The next is objects, buildings can be very, very low detail, basically most of them are simple boxes on a flight sim as your not going to be walking upto the building and knocking on its front door like you do in a FPS. As such you only need the very basic shape of the building, no interior and no small details such as door handles, lights, door steps etc etc. Loading all these high detail meshes and textures into the memory for a FPS also takes up a huge amount of memory and the more things your loading due to a larger VD, the slower the game gets and the more chance the user will run out of memory and CTD.
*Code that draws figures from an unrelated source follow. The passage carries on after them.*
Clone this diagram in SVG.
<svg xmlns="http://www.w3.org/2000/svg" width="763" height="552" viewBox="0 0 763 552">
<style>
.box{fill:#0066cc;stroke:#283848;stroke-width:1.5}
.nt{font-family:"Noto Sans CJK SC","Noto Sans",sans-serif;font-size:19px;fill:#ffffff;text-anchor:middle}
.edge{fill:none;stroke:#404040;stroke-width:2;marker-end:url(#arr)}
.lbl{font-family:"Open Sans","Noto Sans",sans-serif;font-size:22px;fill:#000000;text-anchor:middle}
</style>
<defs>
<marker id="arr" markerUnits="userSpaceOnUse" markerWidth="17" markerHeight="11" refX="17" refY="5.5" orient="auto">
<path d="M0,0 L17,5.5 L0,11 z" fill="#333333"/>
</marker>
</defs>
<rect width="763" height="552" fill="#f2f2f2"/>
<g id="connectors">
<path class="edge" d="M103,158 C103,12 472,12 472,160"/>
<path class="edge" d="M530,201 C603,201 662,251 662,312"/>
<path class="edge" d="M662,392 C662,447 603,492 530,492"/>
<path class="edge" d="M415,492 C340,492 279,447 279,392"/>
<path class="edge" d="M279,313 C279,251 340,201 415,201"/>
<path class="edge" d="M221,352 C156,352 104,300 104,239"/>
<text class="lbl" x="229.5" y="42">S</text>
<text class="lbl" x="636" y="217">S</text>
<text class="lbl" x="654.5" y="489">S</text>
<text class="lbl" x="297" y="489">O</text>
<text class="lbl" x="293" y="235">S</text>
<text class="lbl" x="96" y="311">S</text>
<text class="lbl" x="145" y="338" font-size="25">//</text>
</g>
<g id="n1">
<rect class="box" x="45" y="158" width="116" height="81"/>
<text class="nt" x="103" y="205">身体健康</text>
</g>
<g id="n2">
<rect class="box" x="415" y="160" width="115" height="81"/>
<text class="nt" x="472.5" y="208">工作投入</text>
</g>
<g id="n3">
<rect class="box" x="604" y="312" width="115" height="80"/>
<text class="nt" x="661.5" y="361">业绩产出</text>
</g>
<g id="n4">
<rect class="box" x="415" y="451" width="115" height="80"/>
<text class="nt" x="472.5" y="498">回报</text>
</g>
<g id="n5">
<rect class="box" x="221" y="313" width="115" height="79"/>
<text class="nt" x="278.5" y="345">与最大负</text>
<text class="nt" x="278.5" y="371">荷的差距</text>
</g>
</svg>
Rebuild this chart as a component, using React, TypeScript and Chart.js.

The next being that because your flying so high up in the sky these buildings most of the time are not even drawing until your right up close to them which is fine as when your that high up the terrain's colour texture is that of a city with lots of buildings so it looks like nothing is missing as your looking strait down on the city. If we where to do the same in a FPS, where your standing on the ground, with no horizon of a city which would significantly impact on the gameplay if you couldn't see a city 2kms away from you and you can't fall back on the terrain's colour texture as your looking perpendicular to it and as such, you can't see the terrains colour at that distance unless its a hill going up but even so, it still wouldn't be enough.
We do have LODs (Levels of Detail) on our models but many of the vBF2 models where never designed to go up to 1km view distances which we have in PR and it isn't really feasible to crate new LODs for these objects without remaking them fully from scratch ourselves. All our stuff we make thou we do try and make as optimized as possible for our view distances but the vBF2 stuff really dose hold us back quite a bit but even with super good LODs, there is still only so much you can pull out of this type of engine.
There are lots of other reasons but thous are the main reasons why a Flight Sim can get away with such high VDs and a FPS can not, other than ARMA2 which its engine uses a different system from most games where it loads everything out of the hard drive rather than the RAM, which means things like building LODs don't switch very quickly when you have a slow HDD but dose mean it can have longer VDs. We with PR:BF2 are working with a 6 year old engine here, the more engines and hardware become more advanced, the more you can do with detail and view distance.
Bluedrake42 wrote:But there are probably clever ways to sidestep these issues? For instance I noticed that ArmA 2 if there are players in "Grass" then they actually merge into the terrain, instead of just sitting on top of it uncovered.
Yes, one clever bit of the ARMA2 engine but something that isn't possible with the BF2 engine.